Marathon County experienced a nearly 6 percent increase in unemployment between September 2008 and March 2009. That qualifies the county for more than $19 million in recovery zone bonds — $11.6 million for facility projects and $7.7 million for economic development projects.

Even with a good interest return rate, Kordus said, the bonds would put the county in debt. Yet it is a tantalizing opportunity, she said, considering the bonding could back construction and renovation projects, and it could offer incentives for businesses to move to the county.

Rock County is eligible for even more recovery zone bonding — $25 million. The county is still assessing possible projects that could benefit from the money, and the Rock County Board of Supervisors has not yet declared any land as a recovery zone, said County Administrator Craig Knutson.
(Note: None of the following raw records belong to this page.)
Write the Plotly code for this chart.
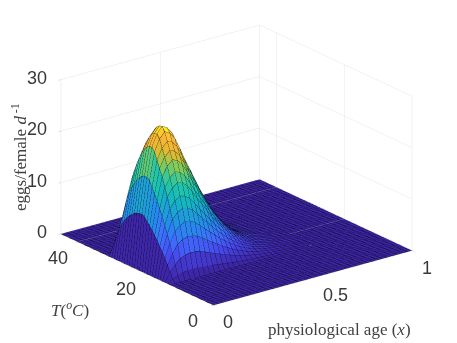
import math
import plotly.graph_objects as go
from plotly.colors import sample_colorscale

x_values = [round(i * 0.025, 3) for i in range(41)]
temperature_values = [i * 0.75 for i in range(61)]
# height along the ridge
age_profile = [0, 10.5, 17.5, 23, 25.3, 26.5, 26, 24.7, 22.5, 20, 17.8, 15.5, 13.2, 11.2, 9.3, 7.6, 6.1,
               4.8, 3.7, 2.8, 2.1, 1.5, 1.1, .8, .55, .35, .2, .1, .05, 0, 0, 0, 0, 0, 0, 0, 0, 0, 0, 0, 0]
# relative height across temperature
temp_profile = [0] * 18 + [.06, .17, .28, .38, .47, .55, .64, .71, .79, .85, .91, .97, 1,
                           .995, .98, .95, .91, .86, .8, .73, .65, .52, .38, .2, .05] + [0] * 18
parula = ["#3e26a8", "#4747eb", "#3e6ffe", "#238cea", "#1ea3d4", "#12beb9", "#31c69f",
          "#81cc59", "#e6b82e", "#fdb73c", "#f9fb15"]
z_ticks = [0, 10, 20, 30]
x_ticks = [0, 0.5, 1]
t_ticks = [0, 20, 40]
x_tick_labels = ["0", "0.5", "1"]
t_tick_labels = ["0", "20", "40"]
z_tick_labels = ["0", "10", "20", "30"]

heights = [[a * t for a in age_profile] for t in temp_profile]
zmax = 26.5
scale = [[i / (len(parula) - 1), c] for i, c in enumerate(parula)]
nx, nt = len(x_values), len(temperature_values)

vx, vy, vz = [], [], []
for j in range(nt):
    for i in range(nx):
        vx.append(x_values[i]); vy.append(temperature_values[j]); vz.append(heights[j][i])
ti, tj, tk, fc = [], [], [], []
for j in range(nt - 1):
    for i in range(nx - 1):
        a = j * nx + i; b = a + 1; c = a + nx; d = c + 1
        col = sample_colorscale(scale, [min(1, heights[j][i] / zmax)])[0]
        ti += [a, a]; tj += [b, d]; tk += [d, c]; fc += [col, col]

lx, ly, lz = [], [], []
for j in range(nt):
    lx += x_values + [None]; ly += [temperature_values[j]] * nx + [None]; lz += heights[j] + [None]
for i in range(nx):
    lx += [x_values[i]] * nt + [None]; ly += temperature_values + [None]
    lz += [heights[j][i] for j in range(nt)] + [None]

fig = go.Figure()
fig.add_trace(go.Mesh3d(x=vx, y=vy, z=vz, i=ti, j=tj, k=tk, facecolor=fc, flatshading=True,
                        lighting=dict(ambient=1, diffuse=0, specular=0, roughness=0.5, fresnel=0.2),
                        hoverinfo="skip", showscale=False))
fig.add_trace(go.Scatter3d(x=lx, y=ly, z=lz, mode="lines", line=dict(color="#000000", width=1),
                           hoverinfo="skip", showlegend=False))

axis = dict(showbackground=False, showgrid=True, gridcolor="#e6e6e6", gridwidth=1, zeroline=False,
            showline=False, ticks="outside", ticklen=3, tickcolor="#bbbbbb", title=dict(text=""),
            showticklabels=False, showspikes=False)
tick_font = dict(family="Liberation Sans", size=18, color="#383838")
scene_notes = []
for v, s in zip(x_ticks, x_tick_labels):
    scene_notes.append(dict(x=v, y=0, z=0, text=s, showarrow=False, xanchor="left", yanchor="middle",
                            xshift=8, yshift=-17, font=tick_font))
for v, s in zip(t_ticks, t_tick_labels):
    scene_notes.append(dict(x=0, y=v, z=0, text=s, showarrow=False, xanchor="center", yanchor="middle",
                            xshift=-20, yshift=-16, font=tick_font))
for v, s in zip(z_ticks, z_tick_labels):
    scene_notes.append(dict(x=0, y=45, z=v, text=s, showarrow=False, xanchor="right", yanchor="middle",
                            xshift=-12, yshift=2, font=tick_font))

az = math.radians(37.5); el = math.radians(21); r = 1.6
k = 1.46
shift = -0.09
fig.update_layout(
    width=457, height=343, margin=dict(l=0, r=0, t=0, b=0), paper_bgcolor="white", showlegend=False,
    scene=dict(
        xaxis=dict(axis, range=[0, 1], tickvals=x_ticks),
        yaxis=dict(axis, range=[0, 45], tickvals=t_ticks),
        zaxis=dict(axis, range=[0, 30], tickvals=z_ticks),
        aspectmode="manual", aspectratio=dict(x=k, y=k, z=0.66 * k),
        annotations=scene_notes,
        camera=dict(projection=dict(type="orthographic"), center=dict(x=0, y=0, z=shift),
                    eye=dict(x=-r * math.sin(az) * math.cos(el), y=-r * math.cos(az) * math.cos(el), z=r * math.sin(el) + shift)),
    ),
    annotations=[
        dict(text="eggs/female <i>d</i><sup> -1</sup>", x=11 / 457, y=1 - 149 / 343, xref="paper", yref="paper",
             xanchor="center", yanchor="middle",
             showarrow=False, textangle=-90, font=dict(family="Liberation Serif", size=17, color="#404040")),
        dict(text="<i>T</i>(<sup><i>o</i></sup><i>C</i>)", x=62 / 457, y=1 - 301 / 343, xref="paper", yref="paper",
             xanchor="center", yanchor="middle",
             showarrow=False, font=dict(family="Liberation Serif", size=17, color="#404040")),
        dict(text="physiological age (<i>x</i>)", x=331 / 457, y=1 - 321 / 343, xref="paper", yref="paper",
             xanchor="center", yanchor="middle",
             showarrow=False, font=dict(family="Liberation Serif", size=17, color="#404040")),
    ],
)
fig.write_html("out.html")
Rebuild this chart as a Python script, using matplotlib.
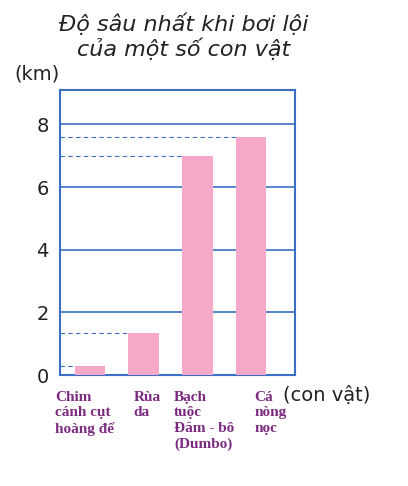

If the board accepts the bonding, he said, supervisors should use the money for work the county already has lined up.

“If we can get that rate of return,” Knutson said, “it might be more economical to do the projects with this bonding than to do it with our own money.”

If counties use the money correctly, the benefits should outweigh the debt, said state Rep. Jerry Petrowski, R-Marathon.

“The goal here is job creation,” he said. “As long as you’re focusing on what needs to be done, I think this can be a positive thing. But the concern is always that the money might not be used for those kinds of needs.”

In Petrowski’s district, the Marathon County Board of Supervisors will make the call on how to spend the money. John Small, vice chairman of the county’s Education and Economic Development Committee, has a few suggestions.

“On one hand, we have a new terminal project going at the Central Wisconsin Airport, but we’re already on our own path for getting that funding,” he said. “So why shouldn’t we look at municipalities or other parts of the county where we’re not already looking?”

For counties struggling under heavy debt and facing cuts in 2010 budgets, Small said, the opportunity to accept federal bonds is less appealing. But in Marathon County, he said, it’s worth the investment.

“We need to get money into play,” Small said. “Even if you put $1 million toward something, you know some business is going to hire somebody to do something for it. We need to get dialed in.”

Petrowski said if counties can make the investments work, businesses and projects should generate enough money to pay back the debts. But he cautioned that spending just for the sake of spending is dangerous.

“There has to be a number of things in place — knowing what kind of marketplace you’re in and what kind of product you’ll be getting,” Petrowski said. “If you’re a bank, you don’t just give money to anybody that walks through the door and hope they can repay. You’ve got to know.”